The issue with this article is the reporter's completely unchallenged use of the Southern Poverty Law Center's supposed "last word" authority in determining which organizations are "hate groups." The reporter, Ryan Randazzo, relies on the SPLC's web site designating ADF as a hate group because the Center says ADF has (as described by the reporter) "anti-LGBT views and claims that a 'homosexual agenda' will destroy society."

Randazzo does not explore these claims to see whether they are accurate, and secondly, whether such claims would actually make the Alliance Defending Freedom guilty of "hate." Disagreeing with any groups' goals has never equated with hating those who hold opposing views. In fact, holding any sort of views in support of traditional marriage and the nuclear family is enough reason to be included on the list of "hate groups" on SPLC's "hate map," right alongside the Ku Klux Klan and the American Nazi Party.

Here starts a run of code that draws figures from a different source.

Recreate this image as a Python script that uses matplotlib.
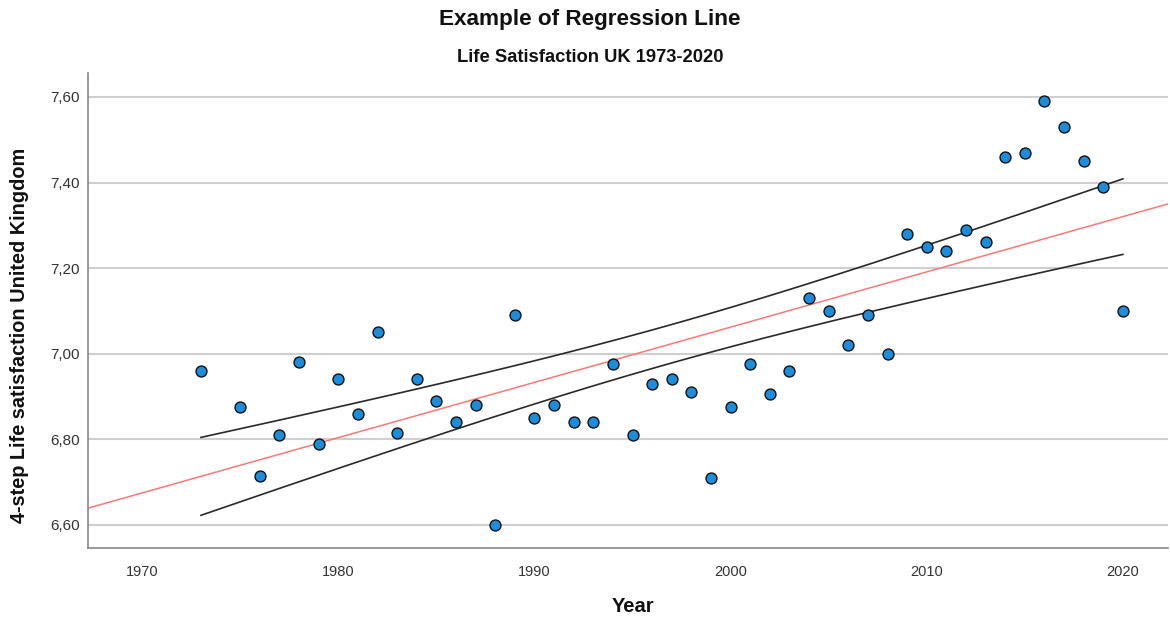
import numpy as np
import matplotlib
matplotlib.use("Agg")
import matplotlib.pyplot as plt
from matplotlib.ticker import FuncFormatter

plt.rcParams['font.family'] = ['Liberation Sans', 'DejaVu Sans']

years = [1973, 1975, 1976, 1977, 1978, 1979, 1980, 1981, 1982, 1983, 1984,
         1985, 1986, 1987, 1988, 1989, 1990, 1991, 1992, 1993, 1994, 1995,
         1996, 1997, 1998, 1999, 2000, 2001, 2002, 2003, 2004, 2005, 2006,
         2007, 2008, 2009, 2010, 2011, 2012, 2013, 2014, 2015, 2016, 2017,
         2018, 2019, 2020]
satisfaction = [6.96, 6.875, 6.715, 6.81, 6.98, 6.79, 6.94, 6.86, 7.05, 6.815, 6.94,
                6.89, 6.84, 6.88, 6.60, 7.09, 6.85, 6.88, 6.84, 6.84, 6.975, 6.81,
                6.93, 6.94, 6.91, 6.71, 6.875, 6.975, 6.905, 6.96, 7.13, 7.10, 7.02,
                7.09, 7.00, 7.28, 7.25, 7.24, 7.29, 7.26, 7.46, 7.47, 7.59, 7.53,
                7.45, 7.39, 7.10]
x_ticks = [1970, 1980, 1990, 2000, 2010, 2020]
y_ticks = [6.60, 6.80, 7.00, 7.20, 7.40, 7.60]

x = np.array(years, dtype=float)
y = np.array(satisfaction, dtype=float)

# OLS fit and 95% confidence band for the mean
n = len(x)
slope, intercept = np.polyfit(x, y, 1)
resid = y - (slope * x + intercept)
s = np.sqrt(np.sum(resid ** 2) / (n - 2))
xbar = x.mean()
sxx = np.sum((x - xbar) ** 2)
t_crit = 2.014  # t(0.975, df=45)

fig = plt.figure(figsize=(11.7, 6.21), dpi=100)
ax = fig.add_axes([88 / 1170, 1 - 548 / 621, 1080 / 1170, 475 / 621])

xlim = (1967.24, 2022.3)
ylim = (6.546, 7.656)
ax.set_xlim(*xlim)
ax.set_ylim(*ylim)

for yt in y_ticks:
    ax.axhline(yt, color='#cfcfcf', lw=1.5, zorder=0)

xl = np.linspace(xlim[0], xlim[1], 200)
ax.plot(xl, slope * xl + intercept, color='#f77a7a', lw=1.1, zorder=2)

xb = np.linspace(x.min(), x.max(), 200)
se = s * np.sqrt(1 / n + (xb - xbar) ** 2 / sxx)
fit_b = slope * xb + intercept
ax.plot(xb, fit_b + t_crit * se, color='#2a2a2a', lw=1.2, zorder=2)
ax.plot(xb, fit_b - t_crit * se, color='#2a2a2a', lw=1.2, zorder=2)

ax.scatter(x, y, s=62, color='#1c8ddb', edgecolors='#111111', linewidths=1.0, zorder=3)

ax.set_xticks(x_ticks)
ax.set_yticks(y_ticks)
ax.yaxis.set_major_formatter(FuncFormatter(lambda v, p: f"{v:.2f}".replace('.', ',')))
ax.tick_params(axis='x', length=0, labelsize=10.5, colors='#333333', pad=12)
ax.tick_params(axis='y', length=0, labelsize=11, colors='#333333', pad=6)

for side in ['top', 'right']:
    ax.spines[side].set_visible(False)
for side in ['left', 'bottom']:
    ax.spines[side].set_color('#888888')
    ax.spines[side].set_linewidth(1.2)

fig.text(590 / 1170, 1 - 20 / 621, 'Example of Regression Line', ha='center', va='center',
         fontsize=16.2, fontweight='bold', color='#111111')
fig.text(590 / 1170, 1 - 58 / 621, 'Life Satisfaction UK 1973-2020', ha='center', va='center',
         fontsize=13.2, fontweight='bold', color='#111111')
fig.text(633 / 1170, 1 - 607 / 621, 'Year', ha='center', va='center',
         fontsize=14.5, fontweight='bold', color='#111111')
fig.text(20 / 1170, 1 - 335 / 621, '4-step Life satisfaction United Kingdom', ha='center',
         va='center', rotation=90, fontsize=14.3, fontweight='bold', color='#111111')

fig.savefig('out.png', dpi=100)
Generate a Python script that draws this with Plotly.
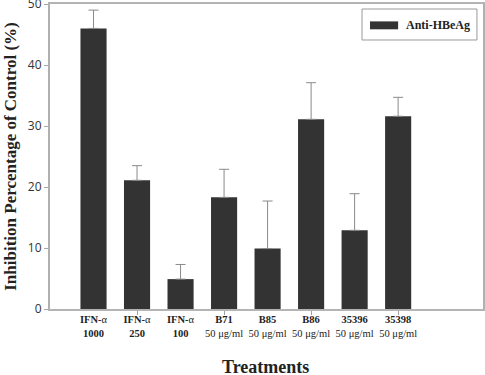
import plotly.graph_objects as go

categories = ["<b>IFN-</b>α<br><b>1000</b>", "<b>IFN-</b>α<br><b>250</b>", "<b>IFN-</b>α<br><b>100</b>",
              "<b>B71</b><br>50 μg/ml", "<b>B85</b><br>50 μg/ml", "<b>B86</b><br>50 μg/ml",
              "<b>35396</b><br>50 μg/ml", "<b>35398</b><br>50 μg/ml"]
values = [46.0, 21.1, 4.9, 18.3, 9.9, 31.1, 12.9, 31.6]
errors = [3.0, 2.4, 2.4, 4.6, 7.8, 6.0, 6.0, 3.1]
y_ticks = [0, 10, 20, 30, 40, 50]
series_name = "Anti-HBeAg"

x_pos = list(range(len(categories)))

fig = go.Figure()
fig.add_trace(go.Bar(
    x=x_pos, y=values, width=0.6, name=series_name, showlegend=False,
    marker=dict(color="#333333", line=dict(width=0)),
    error_y=dict(type="data", array=errors, arrayminus=[0]*len(errors), symmetric=False,
                 color="#8a8a8a", thickness=1, width=5),
))

fig.update_layout(
    width=485, height=375,
    margin=dict(l=50, r=2, t=4, b=66),
    paper_bgcolor="white", plot_bgcolor="white",
    showlegend=False,
    xaxis=dict(range=[-1, 8.95], tickmode="array", tickvals=x_pos, ticktext=categories,
               tickangle=0, ticks="", showgrid=False, zeroline=False, automargin=False,
               showline=True, mirror=True, linecolor="#b4b4b4", linewidth=1.5,
               tickfont=dict(family="Liberation Serif", size=10.5, color="#222"),
               minor=dict(tickvals=[1, 3, 5, 7], ticks="outside", ticklen=4, tickcolor="#a0a0a0", showgrid=False)),
    yaxis=dict(range=[0, 50], tickvals=y_ticks, ticks="outside", ticklen=4, tickcolor="#a8a8a8",
               ticklabeloverflow="allow", automargin=False,
               showgrid=False, zeroline=False, showline=True, mirror=True, linecolor="#b0b0b0", linewidth=2,
               tickfont=dict(family="Open Sans", size=12, color="#333"),
               title=dict(text="<b>Inhibition Percentage of Control (%)</b>",
                          font=dict(family="Liberation Serif", size=17, color="#222"), standoff=7)),
)
# x axis title
fig.add_annotation(text="<b>Treatments</b>", xref="paper", yref="paper", x=0.497, y=-0.19,
                   xanchor="center", yanchor="middle", showarrow=False,
                   font=dict(family="Liberation Serif", size=18, color="#222"))
# legend box
fig.add_shape(type="rect", xref="paper", yref="paper", x0=0.7206, x1=0.986, y0=0.882, y1=0.9836,
              line=dict(color="#9a9a9a", width=1), fillcolor="white")
fig.add_shape(type="rect", xref="paper", yref="paper", x0=0.739, x1=0.804, y0=0.917, y1=0.943,
              line=dict(width=0), fillcolor="#333333")
fig.add_annotation(text="<b>" + series_name + "</b>", xref="paper", yref="paper", x=0.818, y=0.931,
                   xanchor="left", yanchor="middle", showarrow=False,
                   font=dict(family="Liberation Serif", size=12, color="#222"))

fig.write_html("out.html", config={"displayModeBar": False},
               post_script="document.body.style.margin='0';document.body.style.overflow='hidden';")
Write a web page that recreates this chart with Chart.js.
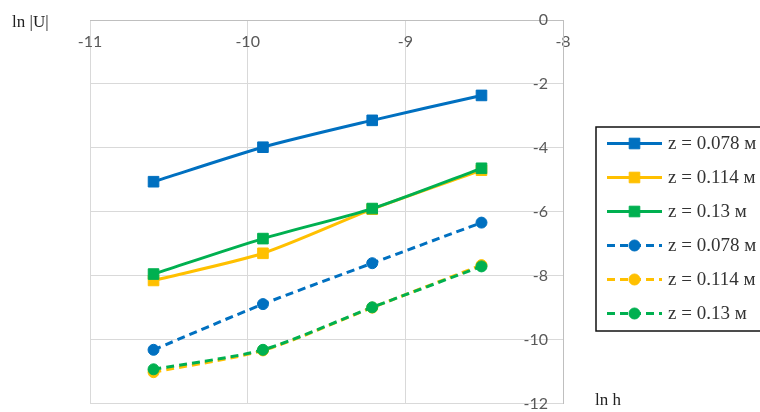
<!DOCTYPE html>
<html>
<head>
<meta charset="utf-8">
<script src="https://cdn.jsdelivr.net/npm/chart.js@4/dist/chart.umd.min.js"></script>
<style>
  html, body { margin: 0; padding: 0; background: #fff; }
  #wrap { width: 760px; height: 412px; position: relative; }
</style>
</head>
<body>
<div id="wrap"><canvas id="c" width="760" height="412"></canvas></div>
<script>
// ln h for h = 2.5e-5, 5e-5, 1e-4, 2e-4
const lnH = [-10.597, -9.903, -9.210, -8.517];

const seriesLabels = ['z = 0.078 м', 'z = 0.114 м', 'z = 0.13 м', 'z = 0.078 м', 'z = 0.114 м', 'z = 0.13 м'];

// ln |U|, first family (solid lines, square markers)
const solid078 = [-5.06, -3.98, -3.14, -2.36];
const solid114 = [-8.15, -7.30, -5.92, -4.70];
const solid013 = [-7.95, -6.84, -5.90, -4.64];

// ln |U|, second family (dashed lines, round markers)
const dashed078 = [-10.32, -8.89, -7.61, -6.34];
const dashed114 = [-11.02, -10.34, -9.00, -7.67];
const dashed013 = [-10.93, -10.32, -8.99, -7.71];

const xTicks = [-11, -10, -9, -8];
const yTicks = [0, -2, -4, -6, -8, -10, -12];

const BLUE = '#0070C0', YELLOW = '#FFC000', GREEN = '#00B050';

function pts(ys) { return lnH.map((x, i) => ({ x: x, y: ys[i] })); }

function series(label, ys, color, dashed, order) {
  return {
    label: label,
    data: pts(ys),
    borderColor: color,
    backgroundColor: color,
    borderWidth: 3,
    borderDash: dashed ? [8, 5] : [],
    pointStyle: dashed ? 'circle' : 'rect',
    pointRadius: dashed ? 5.5 : 7.5,
    pointBorderWidth: 1,
    pointBorderColor: color,
    pointBackgroundColor: color,
    tension: 0.25,
    fill: false,
    order: order
  };
}

const datasets = [
  series(seriesLabels[0], solid078, BLUE, false, 3),
  series(seriesLabels[1], solid114, YELLOW, false, 2),
  series(seriesLabels[2], solid013, GREEN, false, 1),
  series(seriesLabels[3], dashed078, BLUE, true, 3),
  series(seriesLabels[4], dashed114, YELLOW, true, 2),
  series(seriesLabels[5], dashed013, GREEN, true, 1)
];

// Boxed legend with line + marker samples, and the two axis captions
const decorations = {
  id: 'decorations',
  afterDraw(chart) {
    const ctx = chart.ctx;
    ctx.save();
    // axis captions
    ctx.fillStyle = '#222';
    ctx.font = '17px "Liberation Serif", serif';
    ctx.textBaseline = 'middle';
    ctx.textAlign = 'left';
    ctx.fillText('ln |U|', 12, 23);
    ctx.fillText('ln h', 595, 401);

    // legend frame
    const bx = 596, by = 127, bw = 180, bh = 204;
    ctx.fillStyle = '#fff';
    ctx.fillRect(bx, by, bw, bh);
    ctx.strokeStyle = '#111';
    ctx.lineWidth = 1.5;
    ctx.strokeRect(bx, by, bw, bh);

    chart.data.datasets.forEach((ds, i) => {
      const y = 143.5 + i * 34;
      const x0 = 607, x1 = 662, xm = (x0 + x1) / 2;
      ctx.strokeStyle = ds.borderColor;
      ctx.lineWidth = 3;
      ctx.setLineDash(ds.borderDash);
      ctx.beginPath();
      ctx.moveTo(x0, y);
      ctx.lineTo(x1, y);
      ctx.stroke();
      ctx.setLineDash([]);
      ctx.fillStyle = ds.backgroundColor;
      ctx.strokeStyle = ds.borderColor;
      ctx.lineWidth = 1;
      Chart.helpers.drawPoint(ctx, {
        pointStyle: ds.pointStyle,
        radius: ds.pointRadius,
        borderWidth: 1,
        rotation: 0
      }, xm, y);
      ctx.fillStyle = '#333';
      ctx.font = '19px "Liberation Serif", serif';
      ctx.textAlign = 'left';
      ctx.textBaseline = 'middle';
      ctx.fillText(ds.label, 668, y + 1);
    });
    ctx.restore();
  }
};

new Chart(document.getElementById('c'), {
  type: 'line',
  data: { datasets: datasets },
  plugins: [decorations],
  options: {
    responsive: false,
    animation: false,
    devicePixelRatio: 1,
    layout: { padding: { left: 90, top: 20, right: 197, bottom: 6 } },
    plugins: { legend: { display: false }, tooltip: { enabled: false } },
    scales: {
      x: {
        type: 'linear',
        position: 'top',
        min: -11,
        max: -8,
        afterBuildTicks: s => { s.ticks = xTicks.map(v => ({ value: v })); },
        afterFit: s => { s.height = 0; s.paddingLeft = 0; s.paddingRight = 0; },
        grid: { color: '#d9d9d9', lineWidth: 1, drawTicks: false },
        border: { color: '#bfbfbf', width: 1 },
        ticks: {
          mirror: true,
          padding: 12,
          maxRotation: 0,
          autoSkip: false,
          color: '#595959',
          font: { family: 'Lato', size: 16 }
        }
      },
      y: {
        type: 'linear',
        position: 'right',
        min: -12,
        max: 0,
        afterBuildTicks: s => { s.ticks = yTicks.map(v => ({ value: v })); },
        afterFit: s => { s.width = 0; s.paddingTop = 0; s.paddingBottom = 0; },
        grid: { color: '#d9d9d9', lineWidth: 1, drawTicks: false },
        border: { color: '#bfbfbf', width: 1 },
        ticks: {
          mirror: true,
          padding: -15,
          color: '#595959',
          font: { family: 'Lato', size: 16 }
        }
      }
    }
  }
});
</script>
</body>
</html>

Randazzo also conveniently leaves out facts which would tend to undermine any credibility that the SPLC might have. And there is plenty of evidence, like a $3.375 million judgment against the self-appointed arbiters of socially correct viewpoints. The court awarded that sum in response to a similar smear against Maajid Nawaz for his opposition to Islamic extremism. No mention was made of the SPLC's role in the armed attack on the Family Research Council, a Washington, DC based organization in support of the family, or how Republican candidate for president in 2014, Ben Carson, was placed on their "extremist watch list." Public outcry forced them to apologize and remove him from the list that also contained neo-Nazis and KKKers. Randazzo apparently forgot to mention the RICO lawsuit filed in January by the Center for Immigration Studies against SPLC, if he even bothered to do a simple Google search on the organization's mounting legal problems. Perhaps those who depend on SPLC as a smear tool will also be held accountable for libelous statements in the near future.

The reporter also failed to mention ADF's impressive record. They have won fully 80% of their cases and have won 54 cases they have argued in front of the United States Supreme Court, hardly the track record one would expect from a ragtag group of hate-filled extremists.